Monday, October 8, 2012

Lord of the Bullies...and the Bullied.

I had the great privilege this weekend to watch a newly ordained minister preside over the sacrament of the Lord's Supper for the first time. It was, as my generation would say, totally awesome.

I was at the Calvin Center for their annual Middle School conference, the topic of which was bullying. Our keynoter, a long time friend of mine, was also charged with preaching and presiding at table on Sunday.

Oh, and Sunday was world communion Sunday. So there's that.

So we'd been talking all weekend about bullying, covering the obvious topics such as "God still loves you even if bullies don't," and there was a little bit of "if you see bullying, you should intervene." But the hardest thing about which we talked was the bit about loving those who bully you.

And we came to the table together on Sunday.

I was struck by how theologically correct the outdoor worship space at Camp Calvin is, there's a table, a place from which scripture can be read and proclaimed, and a large lake that serves as the visual reminder of the waters of baptism.

The image that has stayed with me though, is one of Christ walking on water, coming to us in the midst of our stormy lives, to sit at table with those who are bullied, and those who bully. That's terribly uncomfortable for those who are victims of bullying, but the bullies themselves will feel a thrill of fear when they too are invited to join.

Because at the table, all of our posturing and posing falls away, and we are left as the forgiven sinners that we are. If that is not a humbling experience, I don't know what is.

It was the pastor's first time presiding, and he served both bullies and their targets with the same words, the same bread, and the same cup.

Because when one member suffers, the whole body suffers. And we come to the table to live that out.
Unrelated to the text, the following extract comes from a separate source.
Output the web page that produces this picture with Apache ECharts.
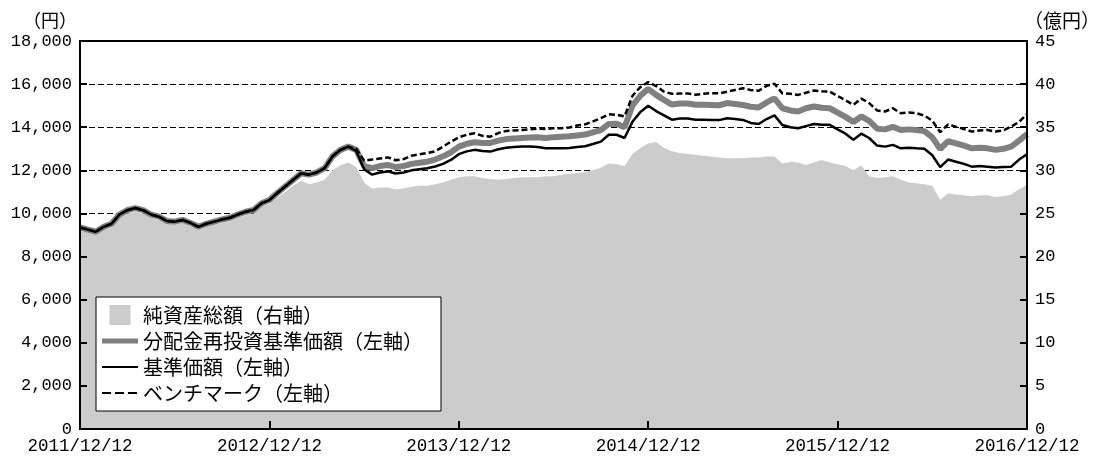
<!DOCTYPE html>
<html>
<head>
<meta charset="utf-8">
<script src="https://cdn.jsdelivr.net/npm/echarts@6/dist/echarts.min.js"></script>
<style>html,body{margin:0;padding:0;background:#fff;}#c{width:1096px;height:457px;}</style>
</head>
<body>
<div id="c"></div>
<script>
const dates = [
'2011/12/12','2011/12/27',
'2012/01/12','2012/01/27','2012/02/12','2012/02/27','2012/03/12','2012/03/27','2012/04/12','2012/04/27','2012/05/12','2012/05/27','2012/06/12','2012/06/27',
'2012/07/12','2012/07/27','2012/08/12','2012/08/27','2012/09/12','2012/09/27','2012/10/12','2012/10/27','2012/11/12','2012/11/27','2012/12/12','2012/12/27',
'2013/01/12','2013/01/27','2013/02/12','2013/02/27','2013/03/12','2013/03/27','2013/04/12','2013/04/27','2013/05/12','2013/05/27','2013/06/12','2013/06/27',
'2013/07/12','2013/07/27','2013/08/12','2013/08/27','2013/09/12','2013/09/27','2013/10/12','2013/10/27','2013/11/12','2013/11/27','2013/12/12','2013/12/27',
'2014/01/12','2014/01/27','2014/02/12','2014/02/27','2014/03/12','2014/03/27','2014/04/12','2014/04/27','2014/05/12','2014/05/27','2014/06/12','2014/06/27',
'2014/07/12','2014/07/27','2014/08/12','2014/08/27','2014/09/12','2014/09/27','2014/10/12','2014/10/27','2014/11/12','2014/11/27','2014/12/12','2014/12/27',
'2015/01/12','2015/01/27','2015/02/12','2015/02/27','2015/03/12','2015/03/27','2015/04/12','2015/04/27','2015/05/12','2015/05/27','2015/06/12','2015/06/27',
'2015/07/12','2015/07/27','2015/08/12','2015/08/27','2015/09/12','2015/09/27','2015/10/12','2015/10/27','2015/11/12','2015/11/27','2015/12/12','2015/12/27',
'2016/01/12','2016/01/27','2016/02/12','2016/02/27','2016/03/12','2016/03/27','2016/04/12','2016/04/27','2016/05/12','2016/05/27','2016/06/12','2016/06/27',
'2016/07/12','2016/07/27','2016/08/12','2016/08/27','2016/09/12','2016/09/27','2016/10/12','2016/10/27','2016/11/12','2016/11/27','2016/12/12'
];

// 基準価額（左軸, 円）
const nav = [
9350,9250,
9150,9380,9520,9950,10150,10250,10150,9950,9850,9650,9620,9700,9560,9380,9520,9620,9720,9800,9950,10080,10160,10470,10620,10950,
11250,11550,11860,11800,11900,12100,12650,12950,13100,12900,12050,11800,11900,11950,11850,11900,12000,12050,12100,12180,12300,12480,12750,12880,
12950,12900,12870,12980,13050,13080,13100,13100,13080,13020,13020,13020,13040,13080,13120,13220,13330,13650,13650,13500,14250,14700,15000,14750,
14550,14350,14400,14400,14350,14350,14340,14330,14420,14380,14340,14200,14150,14380,14550,14100,14000,13950,14050,14150,14120,14110,13900,13700,
13420,13700,13500,13150,13100,13180,13020,13050,13020,13000,12700,12150,12500,12400,12300,12170,12200,12170,12130,12150,12170,12500,12750
];

// 分配金再投資基準価額（左軸, 円）
const reinvest = [
9350,9250,
9150,9380,9520,9950,10150,10250,10150,9950,9850,9650,9620,9700,9560,9380,9520,9620,9720,9800,9950,10080,10160,10470,10620,10950,
11250,11550,11860,11800,11900,12100,12650,12950,13100,12950,12200,12100,12200,12250,12150,12200,12300,12350,12400,12500,12650,12830,13100,13230,
13300,13270,13270,13380,13450,13480,13500,13520,13530,13500,13540,13560,13580,13620,13660,13760,13870,14150,14160,14000,15000,15460,15780,15500,
15270,15050,15100,15100,15040,15040,15030,15020,15120,15080,15030,14950,14920,15150,15340,14880,14780,14730,14880,14960,14900,14880,14680,14480,
14240,14500,14290,13930,13900,14020,13870,13900,13870,13820,13530,12990,13350,13250,13150,13020,13050,13020,12950,13000,13100,13380,13680
];

// ベンチマーク（左軸, 円）
const bench = [
9350,9250,
9150,9380,9520,9950,10150,10250,10150,9950,9850,9650,9620,9700,9560,9380,9520,9620,9720,9800,9950,10080,10160,10470,10620,10950,
11250,11550,11860,11800,11900,12100,12650,12950,13100,13000,12450,12500,12550,12600,12470,12520,12680,12740,12800,12880,13100,13330,13530,13650,
13720,13600,13560,13730,13830,13850,13870,13900,13930,13920,13950,13950,13990,14080,14130,14270,14420,14600,14580,14500,15450,15860,16090,15910,
15650,15550,15560,15560,15510,15550,15580,15570,15650,15730,15810,15720,15690,15920,16020,15570,15550,15500,15600,15700,15670,15650,15450,15250,
15040,15330,15120,14780,14730,14880,14650,14680,14650,14540,14300,13770,14130,14020,13920,13800,13850,13870,13800,13850,14030,14250,14610
];

// 純資産総額（右軸, 億円）
const assets = [
23.0,22.8,
22.6,23.1,23.4,24.5,25.0,25.2,25.0,24.5,24.2,23.8,23.7,23.9,23.5,23.1,23.4,23.7,23.9,24.1,24.5,24.8,25.0,25.8,26.1,26.8,
27.5,28.2,28.8,28.4,28.6,28.9,30.0,30.6,30.9,30.4,28.6,27.9,28.0,28.0,27.8,27.9,28.1,28.2,28.2,28.4,28.6,28.9,29.2,29.3,
29.3,29.1,29.0,28.9,29.0,29.1,29.2,29.2,29.2,29.3,29.3,29.5,29.6,29.7,29.8,30.0,30.3,30.8,30.7,30.5,31.9,32.6,33.1,33.3,
32.6,32.2,32.0,31.9,31.8,31.7,31.6,31.5,31.4,31.4,31.4,31.5,31.5,31.6,31.6,30.8,31.0,30.9,30.6,30.9,31.2,30.9,30.7,30.5,
30.0,30.6,29.3,29.1,29.2,29.3,28.9,28.6,28.5,28.4,28.2,26.6,27.3,27.2,27.1,27.0,27.1,27.1,26.9,27.0,27.2,27.8,28.3
];

const seriesNames = ['純資産総額（右軸）','分配金再投資基準価額（左軸）','基準価額（左軸）','ベンチマーク（左軸）'];
const unitLeft = '（円）';
const unitRight = '（億円）';

const numFont = 'Liberation Mono, DejaVu Sans Mono, monospace';
const jpFont = 'Noto Sans CJK JP, sans-serif';
const axisLineStyle = {color:'#000', width:2};

// legend icons (36x20 box; tiny corner marks keep the full extent)
const corners = 'M0,0L0.01,0L0,0.01ZM36,20L35.99,20L36,19.99Z';
const iconSquare = 'path://' + corners + 'M7.5,0H28.5V20H7.5Z';
const iconThick = 'path://' + corners + 'M0,7.5H36V12.5H0Z';
const iconThin = 'path://' + corners + 'M0,9H36V11H0Z';
const iconDash = 'path://' + corners + 'M0,9H9V11H0ZM13,9H22V11H13ZM26,9H35V11H26Z';
const noBorder = {borderWidth:0};

const chart = echarts.init(document.getElementById('c'), null, {renderer:'canvas'});
chart.setOption({
  animation: false,
  backgroundColor: '#fff',
  grid: {left:80, right:69, top:41, bottom:28, containLabel:false, outerBoundsMode:'none',
         show:true, borderColor:'#000', borderWidth:2, backgroundColor:'transparent'},
  graphic: [
    {type:'text', x:50, y:20, z:10, style:{text:unitLeft, fontSize:18, fontFamily:jpFont, fill:'#000', align:'center', verticalAlign:'middle'}},
    {type:'text', x:1062, y:21, z:10, style:{text:unitRight, fontSize:19, fontFamily:jpFont, fill:'#000', align:'center', verticalAlign:'middle'}}
  ],
  legend: {
    orient:'vertical', left:96, top:297,
    itemWidth:36, itemHeight:20, itemGap:6,
    padding:[8,18,8,6],
    borderColor:'#000', borderWidth:1, backgroundColor:'#fff',
    textStyle:{fontSize:20, fontFamily:jpFont, color:'#000'},
    data:[
      {name:seriesNames[0], icon:iconSquare, itemStyle:noBorder},
      {name:seriesNames[1], icon:iconThick, itemStyle:noBorder},
      {name:seriesNames[2], icon:iconThin, itemStyle:noBorder},
      {name:seriesNames[3], icon:iconDash, itemStyle:noBorder}
    ]
  },
  xAxis: {
    type:'category', data:dates, boundaryGap:false, z:3,
    axisLine:{show:true, lineStyle:axisLineStyle},
    axisTick:{show:true, inside:true, length:8, interval:23, lineStyle:axisLineStyle},
    axisLabel:{interval:23, margin:8, color:'#000', fontSize:17.5, fontFamily:numFont, showMinLabel:true, showMaxLabel:true},
    splitLine:{show:false}
  },
  yAxis: [
    {
      type:'value', position:'left', min:0, max:18000, interval:2000, z:3,
      axisLine:{show:true, lineStyle:axisLineStyle},
      axisTick:{show:true, inside:true, length:7, lineStyle:axisLineStyle},
      axisLabel:{margin:8, color:'#000', fontSize:17, fontFamily:numFont, formatter:v => v.toLocaleString('en-US')},
      splitLine:{show:false}
    },
    {
      type:'value', position:'right', min:0, max:45, interval:5, z:3,
      axisLine:{show:true, lineStyle:axisLineStyle},
      axisTick:{show:true, inside:true, length:7, lineStyle:axisLineStyle},
      axisLabel:{margin:8, color:'#000', fontSize:17, fontFamily:numFont},
      splitLine:{show:false}
    },
    {
      type:'value', position:'left', min:0, max:18000, interval:2000, z:0,
      axisLine:{show:false}, axisTick:{show:false}, axisLabel:{show:false},
      splitLine:{show:true, showMinLine:false, showMaxLine:false, lineStyle:{color:'#000', width:1, type:[6,3]}}
    }
  ],
  series: [
    {name:seriesNames[0], type:'line', yAxisIndex:1, data:assets, symbol:'none', showSymbol:false,
     color:'#cccccc', lineStyle:{width:0, color:'#cccccc'}, areaStyle:{color:'#cccccc', opacity:1}, z:1},
    {name:seriesNames[1], type:'line', yAxisIndex:0, data:reinvest, symbol:'none', showSymbol:false,
     color:'#808080', lineStyle:{width:6, color:'#808080'}, z:2},
    {name:seriesNames[2], type:'line', yAxisIndex:0, data:nav, symbol:'none', showSymbol:false,
     color:'#000', lineStyle:{width:2.5, color:'#000'}, z:2},
    {name:seriesNames[3], type:'line', yAxisIndex:0, data:bench, symbol:'none', showSymbol:false,
     color:'#000', lineStyle:{width:2.5, color:'#000', type:[6,3]}, z:2}
  ]
});
</script>
</body>
</html>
  1. The images in this blog reminded me of an outdoor worship space I went to years ago on a spiritual life retreat. I love the way your writing made me feel as though I was experiencing the story along with you. I'm a big fan of this kind of writing. well done :)

    1. Thanks Jordan! It's not as challenging as my previous post, so I don't expect as much discussion, but I think it's important to remember that we're all in this together.

      You're right, the Calvin Center is a beautiful place where it's easy to experience the presence of God. For my money, it's the kind of place the Celts would call a "thin space."

  2. Isn't Camp Calvin great? The setting is a wonderful one for reflection, and this is an important one. It's good to know we are all invited to the table, to receive the grace we need but don't necessarily deserve.

    1. The amazing thing about grace is that it's a free gift that we never deserve, much like the invitation to sit at table with our Lord.

      The other thing is that our churches are filled with both kinds of people. People who still bear the wounds of being on both sides of that equation. We still have many power imbalances in our society, and as long as they remain, we will still need God's grace to bring us together again.